Working from Home
No-one enjoys the commute to work but could remote working really save substantial emissions? Dr Alice Roberts investigates the true environmental cost of working from home.
In the UK we spend 22 million hours a day getting to and from work. Commuters who work in London spend the longest and the most amount of money and almost all workers know the pain of cancelled trains, traffic jams and overcrowded carriages. Unsurprisingly flexible working is now the most sought after job perk for city employees, often ahead of salary, but does working from home really save on carbon emissions?
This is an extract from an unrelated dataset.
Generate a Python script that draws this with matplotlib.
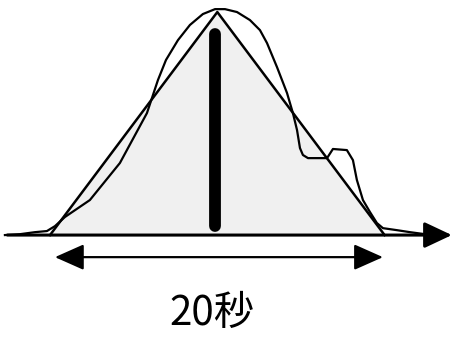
import matplotlib
matplotlib.use("Agg")
import matplotlib.pyplot as plt

# time axis in seconds (0 = peak), height relative to peak
triangle_t = [-10.3, -0.1, 10.1]
triangle_h = [0.0, 1.0, 0.0]

curve_t = [-13.05, -12.13, -11.22, -10.49, -10.0, -9.39, -7.87, -6.04, -4.39,
           -3.72, -3.23, -2.5, -1.77, -0.98, -0.24, 0.37, 1.10, 1.89, 2.5,
           2.93, 3.54, 4.15, 4.51, 4.76, 4.94, 5.12, 5.43, 6.59, 6.95, 7.80,
           8.17, 8.41, 8.78, 9.21, 9.63, 10.0, 10.85, 11.65, 12.56]
curve_h = [0.0, 0.004, 0.013, 0.018, 0.04, 0.081, 0.157, 0.323, 0.547,
           0.695, 0.785, 0.874, 0.942, 0.991, 1.013, 1.013, 1.0, 0.964, 0.919,
           0.861, 0.753, 0.637, 0.547, 0.471, 0.390, 0.359, 0.345, 0.345,
           0.386, 0.381, 0.336, 0.247, 0.157, 0.103, 0.054, 0.031, 0.022,
           0.013, 0.004]

peak_t = -0.25
peak_bar = [0.04, 0.90]

span_start = -10.0
span_end = 10.0
span_label = "20秒"

plt.rcParams['font.family'] = ['Noto Sans CJK JP', 'DejaVu Sans']
plt.rcParams['hatch.color'] = '#a0a0a0'
plt.rcParams['hatch.linewidth'] = 0.6


def main():
    fig = plt.figure(figsize=(4.52, 3.41), dpi=100)
    ax = fig.add_axes([0, 0, 1, 1])
    ax.set_xlim(-13.35, 14.21)
    ax.set_ylim(-0.475, 1.054)
    ax.axis('off')

    # stippled area inside the triangle
    ax.fill(triangle_t, triangle_h, facecolor='#f0f0f0', hatch='..',
            edgecolor='none', zorder=1)
    ax.plot(triangle_t, triangle_h, color='black', lw=1.8, zorder=3)
    ax.plot(curve_t, curve_h, color='black', lw=1.6, zorder=3)

    # thick bar at the peak
    ax.plot([peak_t, peak_t], peak_bar, color='black', lw=8.5,
            solid_capstyle='round', zorder=4)

    # horizontal axis with arrow
    ax.annotate('', xy=(14.2, 0), xytext=(-12.9, 0),
                arrowprops=dict(arrowstyle='-|>,head_length=1.7,head_width=0.8',
                                mutation_scale=10, color='black', lw=2.2,
                                shrinkA=0, shrinkB=0), zorder=5)

    # double arrow for the duration
    ax.annotate('', xy=(span_end, -0.099), xytext=(span_start, -0.099),
                arrowprops=dict(arrowstyle='<|-|>,head_length=1.8,head_width=0.8',
                                mutation_scale=10, color='black', lw=1.6,
                                shrinkA=0, shrinkB=0), zorder=5)

    ax.text(-0.45, -0.35, span_label, ha='center', va='center', fontsize=29,
            color='black')

    fig.savefig('out.png', dpi=100)


main()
Various studies have calculated the amount of carbon video-conferencing can save and it seems to stand to reason that doing away with daily commutes and overly air conditioned high rises would save CO2. The US is already well ahead with government directives to encourage remote working. However most of these studies have been commissioned by telecommunication and IT companies, a recent study by independent consultants WSP Environmental found that home workers typically produce almost a third more CO2 in a year than employees based in the office. Another study in the US suggests that at best the savings are insubstantial; telework in the US currently saves just 0.01 to 0.4%.
What is certain is that this revolution will rely heavily on technology and whether multiple servers and screens can be run without multiplying our energy use. Dr Alice Roberts takes some real life case studies to find a definitive answer to how green working in the office shed really is and to take a look at which innovative solutions in Green IT, social networking and even decarbonised transport might really revolutionise the way we work.